Giving yourself a schedule can help you focus on the task at hand and keep you less distracted by “time wasters” online. If your time is up and you haven’t finished the task, save it for the next day. Over time, you’ll understand how long it should take you to complete a task and you’ll be able to adjust your schedule accordingly.
Use a task management app (such as Trello) to keep track of the tasks you need to complete. With your tasks all written down, you can leave your stream computer without worrying that you’ll forget to complete something later.
Lock Your Stream Room Door
If you have a special stream room, put a lock on the door. When your “shift” is up, close up shop and lock the door. Although this can seem silly, this simple act can mentally distance yourself from your channel and allow you to move on with the rest of your day.

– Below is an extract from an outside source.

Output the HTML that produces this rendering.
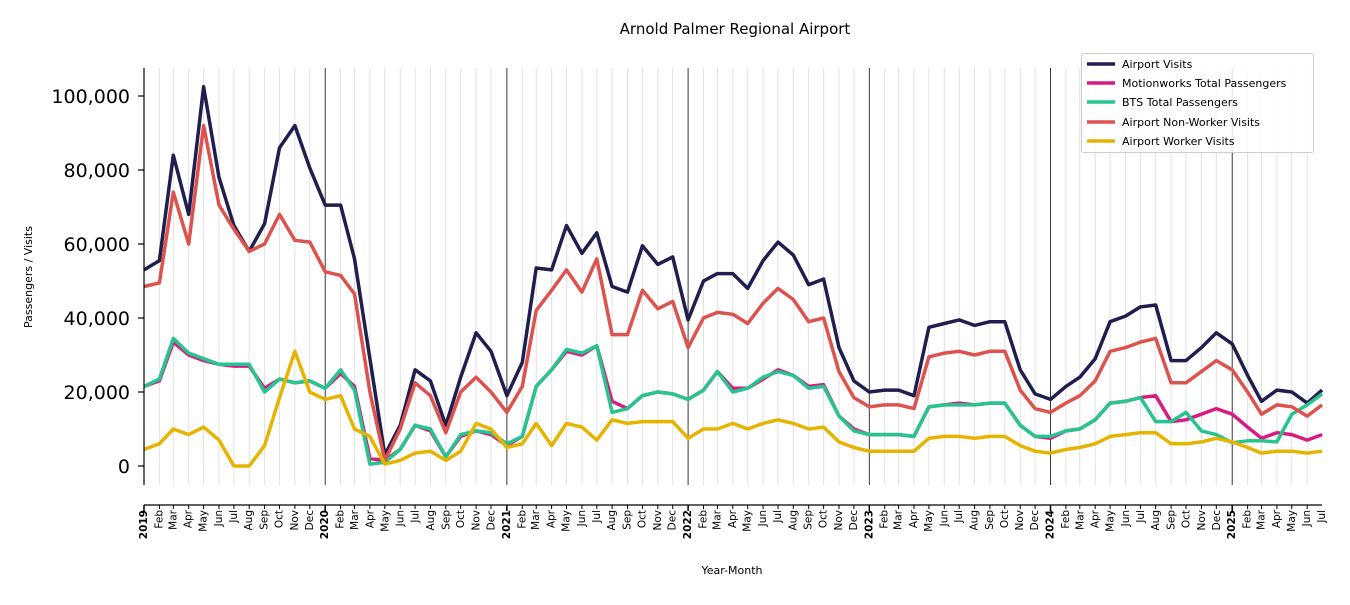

If you don’t have a separate room, turn off your computer and clean up the stream area. Go outside for a brisk walk or have a beer or a cup of tea. Again, the point is to distance yourself from your work to give yourself a break.
Set a Fitness Goal or Find Exciting Hobbies
Create a fitness goal. Train for a 10k, do the 100 pushups challenge or find something else to do. Tell your viewers that you are doing it so that you are held accountable. If you join a gym or a local jog club, you’ll have the opportunity to make new friends who will push you.
Research shows that working out not only helps your body, but it helps your mind. Adding fitness to your daily routine will help counteract the potential damage caused by screens.
Find hobbies outside of streaming, gaming, and watching television. Learn to create something, read books (not on a tablet), or join a town sports team. Choose something that you are genuinely interested in and enjoy. Not only do you need a break from working so hard, finding non-screen things to do will probably improve your view on life.
Don’t binge-watch shows or watch things that don’t actually interest you. Set yourself a TV-schedule (even if you use Amazon Prime or Netflix) and stick to it. Many people will finish one show that they really love, then start something new because “what else is there to do?” Marie Kondo that mindset… only watch things that you are really into and you’ll save a lot of time.
Limit Your Phone Use
Clear your computer and mobile devices from unnecessary apps and programs. We all have them. They are there and we get lost in them for minutes at a time.
Set up time limits on other applications (such as Facebook or Instagram). There are tools you can get to set daily limits on both your phone and your desktop. If you need to, start off with a larger limit per day and gradually work yourself down.
Adjust Your Screen Settings
You can adjust your screen settings to make them a little less harsh on your eyes and may limit headaches. Reduce the brightness of your screen and the color temperatures (to lesson the blue hues). You can also look into purchasing computer glasses. Computer glasses are designed to block the blue light from your screen and reduce eye strain.
Limiting your screen time can get you back into nature with your friends and family, which will inspire you to keep pushing toward your goal. Learn to separate yourself from your work and find exciting things to do outside of your stream channel.